Thursday, September 3, 2015

Reproducibility project: A front row seat

A recent paper in Science reports the results of a large-scale effort to test reproducibility in psychological science. The results have caused much discussion (as well they should) in both general public and science forums. I thought I would offer my perspective as the lead author of one of the studies that was included in the reproducibility analysis. I had heard about the project even before being contacted to participate and one of the things that appealed to me about it was that they were trying to be unbiased in their selection of studies for replication: all papers published in three prominent journals in 2008.  Jim Magnuson and I had published a paper in one of those journals (Journal of Experimental Psychology: Learning, Memory, & Cognition) in 2008 (Mirman & Magnuson, 2008), so I figured I would hear from them sooner or later. 
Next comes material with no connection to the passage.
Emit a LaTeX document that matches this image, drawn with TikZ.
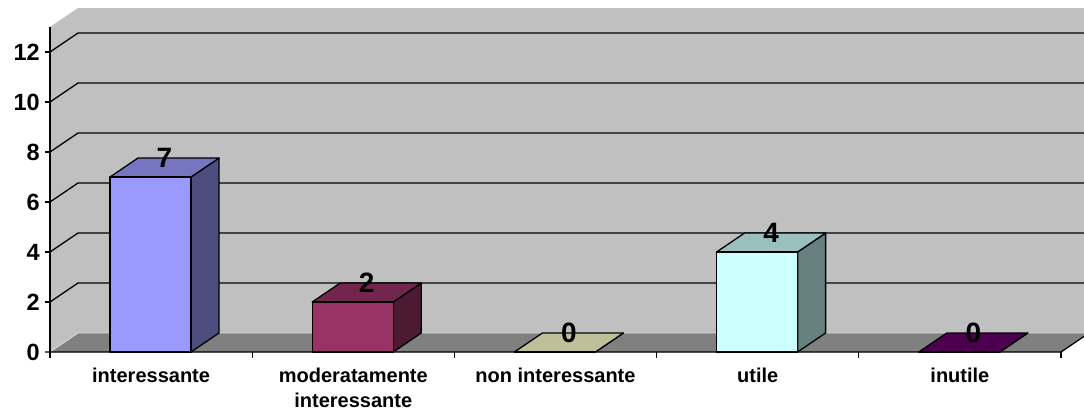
\documentclass[tikz,border=0pt]{standalone}
\usepackage{fontspec}
\setmainfont{Liberation Sans}
\definecolor{wall}{HTML}{C0C0C0}
\definecolor{floorc}{HTML}{808080}
\definecolor{aF}{HTML}{9999FF}\definecolor{aT}{HTML}{7575C2}\definecolor{aS}{HTML}{4D4D80}
\definecolor{bF}{HTML}{993366}\definecolor{bT}{HTML}{73264D}\definecolor{bS}{HTML}{4D1A33}
\definecolor{cF}{HTML}{FFFFCC}\definecolor{cT}{HTML}{BFBF99}\definecolor{cS}{HTML}{808066}
\definecolor{dF}{HTML}{CCFFFF}\definecolor{dT}{HTML}{99BFBF}\definecolor{dS}{HTML}{668080}
\definecolor{eF}{HTML}{660066}\definecolor{eT}{HTML}{4D004D}\definecolor{eS}{HTML}{330033}

\begin{document}
\begin{tikzpicture}[x=1pt,y=-1pt,
bar/.style = {draw=black, line width=1.3pt, line join=round},
grid line/.style = {black, line width=1.3pt},
cat lab/.style = {font=\bfseries\fontsize{20}{25}\selectfont,
     align=center, anchor=north, inner sep=0pt},
axis lab/.style = {font=\bfseries\fontsize{23.5}{25}\selectfont,
     anchor=east, inner sep=0pt},
val lab/.style = {font=\bfseries\fontsize{28}{30}\selectfont, inner sep=0pt}]

\useasboundingbox[fill=white] (0,0) rectangle (1084,415);
% walls and floor
\fill[wall] (78,8) rectangle (1084,333);
\fill[wall] (50,27) -- (78,8) -- (78,333) -- (50,352) -- cycle;
\fill[floorc] (50,352) -- (78,333) -- (1084,333) -- (1084,336.4) -- (1061,352) -- cycle;
\draw[gray!25, line width=0.8pt] (50,352) -- (78,333) -- (1084,333);
\foreach \v in {2,4,...,12} {
      \draw[grid line] (50,352-25*\v) -- (78,333-25*\v) -- (1084,333-25*\v);
      \draw[grid line] (45,352-25*\v) -- (50,352-25*\v);
    }
\foreach \v in {0,2,...,12} {
      \node[axis lab] (y\v) at (40,352-25*\v) {\v};
    }
\draw[grid line] (45,352) -- (1061,352) -- (1084,336.4);
\draw[grid line] (50,27) -- (50,352);
\foreach \k in {0,...,5} {
      \draw[grid line] (50+202.2*\k,352) -- (50+202.2*\k,358);
    }

% bars
\foreach \k/\v/\c in {0/7/a, 1/2/b, 2/0/c, 3/4/d, 4/0/e} {
      \pgfmathsetmacro{\xa}{110+202.2*\k}
      \pgfmathsetmacro{\ya}{352-25*\v}
      \draw[bar, fill=\c S] (\xa+81,352) -- (\xa+109,333) -- (\xa+109,\ya-19) -- (\xa+81,\ya) -- cycle;
      \draw[bar, fill=\c T] (\xa,\ya) -- (\xa+28,\ya-19) -- (\xa+109,\ya-19) -- (\xa+81,\ya) -- cycle;
      \draw[bar, fill=\c F] (\xa,352) rectangle (\xa+81,\ya);
      \node[val lab] (val\k) at (\xa+54.5,\ya-19.5) {\v};
    }

% category labels
\node[cat lab] (catA) at (151.1,367.5) {interessante};
\node[cat lab] (catB) at (353.3,367.5) {moderatamente\\interessante};
\node[cat lab] (catC) at (555.5,367.5) {non interessante};
\node[cat lab] (catD) at (757.7,367.5) {utile};
\node[cat lab] (catE) at (959.9,367.5) {inutile};

\end{tikzpicture}
\end{document}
In 2012 I was contacted by one of the members of the Open Science Collaboration requesting either our original experiment files or details of the procedure so they could replicate it as closely as possible. I provided the experiment files and we had a little email discussion during which I provided the details of our data analysis procedure (exclusion of error trials and reaction time outliers, etc.) and verified which of the effects from our original paper was the critical one for replication -- an inhibitory effect of near semantic neighbors on visual word recognition. They conducted a power analysis and ran their final data collection plans by me for my input. I flagged some minor issues, but didn't see anything that would be a significant problem. It was great to be informed every step of the way -- it felt like a true replication effort that was independent and transparent, but I could identify any significant problems.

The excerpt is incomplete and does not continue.